CHARACTERIZING GROUNDWATER AND SURFACE-WATER EXCHANGES IN WHITE BEAR LAKE, MINNESOTA, USA, USING HYDROLOGIC, GEOPHYSICAL, AND WATER-QUALITY TECHNIQUES

During its 90 years of record, White Bear Lake was at a historically low level in 2013. White Bear Lake is a closed-basin lake, and one of the deepest lakes in the northeast Twin Cities Metropolitan Area. Previous periods of low water levels in White Bear Lake correlate with sustained periods of below-normal precipitation; however, recent urban expansion and increased withdrawals from underlying aquifers have raised the question of whether increased groundwater withdrawals has contributed the recent lake-water-level decline. Understanding and quantifying the amount of groundwater inflow to a lake and water discharge from a lake to aquifers is difficult but is important in the management of lake levels. A variety of hydrologic, geologic, water-quality, and geophysical techniques were applied to assess groundwater and surface-water exchanges in White Bear Lake in nearshore and deep waters.

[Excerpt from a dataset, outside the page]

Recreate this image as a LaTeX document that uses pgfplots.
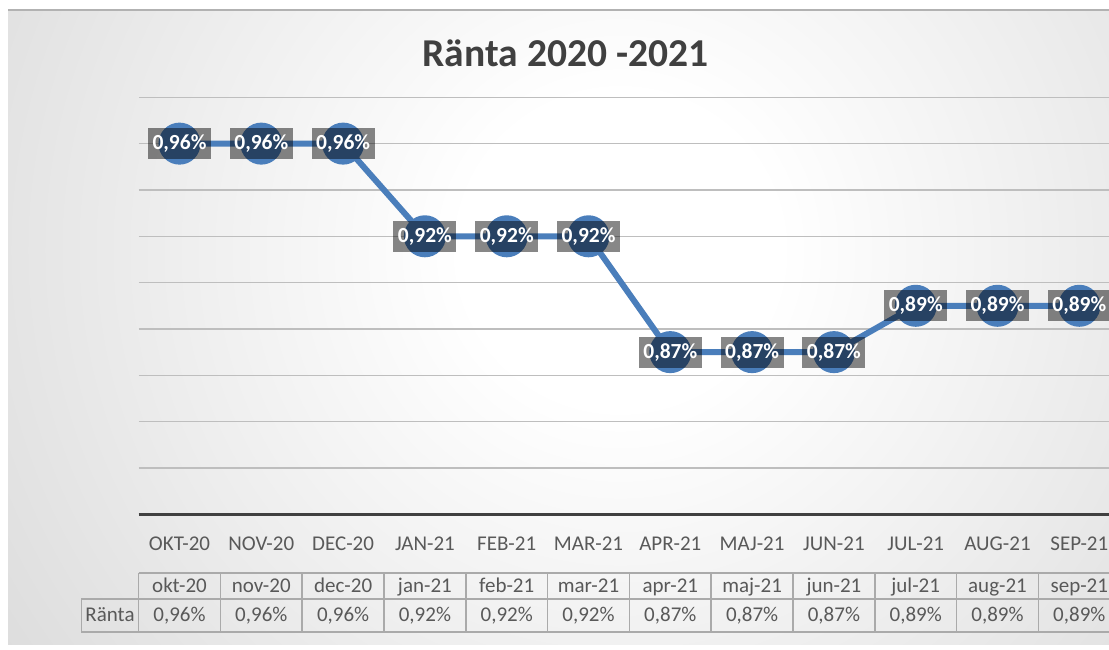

Groundwater and surface-water exchanges for White Bear Lake occurred in shallow and deep waters, with groundwater entering the lake nearshore and lake water leaving the lake and into lake sediments in deep waters. Oxygen-18/oxygen-16 and deuterium/protium ratios for well-water, precipitation, and lake-water samples indicated that water from White Bear Lake was flowing to the underlying aquifers, eventually reaching downgradient wells that were open to the aquifers between 41 and 150 meters below land surface. Continuous seismic-reflection profiles and lake-sediment cores demonstrated that deep-water sections of White Bear Lake have surprisingly thin organic-rich sediments containing few trapped gasses. These conditions are somewhat unique to Minnesota lakes, and allow for groundwater and lake-water exchanges to occur in deep water. Water-level differences between White Bear Lake and in-lake piezometers in deep waters, and seepage-flux measurements also indicated that lake water is generally flowing into lake sediments and underlying aquifers in deep waters. Nearshore hydraulic-head measurements and seepage fluxes indicated that groundwater inflow to the lake occurred in most measured nearshore areas. White Bear Lake was found to be vulnerable to low and fluctuating lake levels because closed-basin lakes generally have limited sources of water and therefore can be vulnerable to groundwater withdrawals.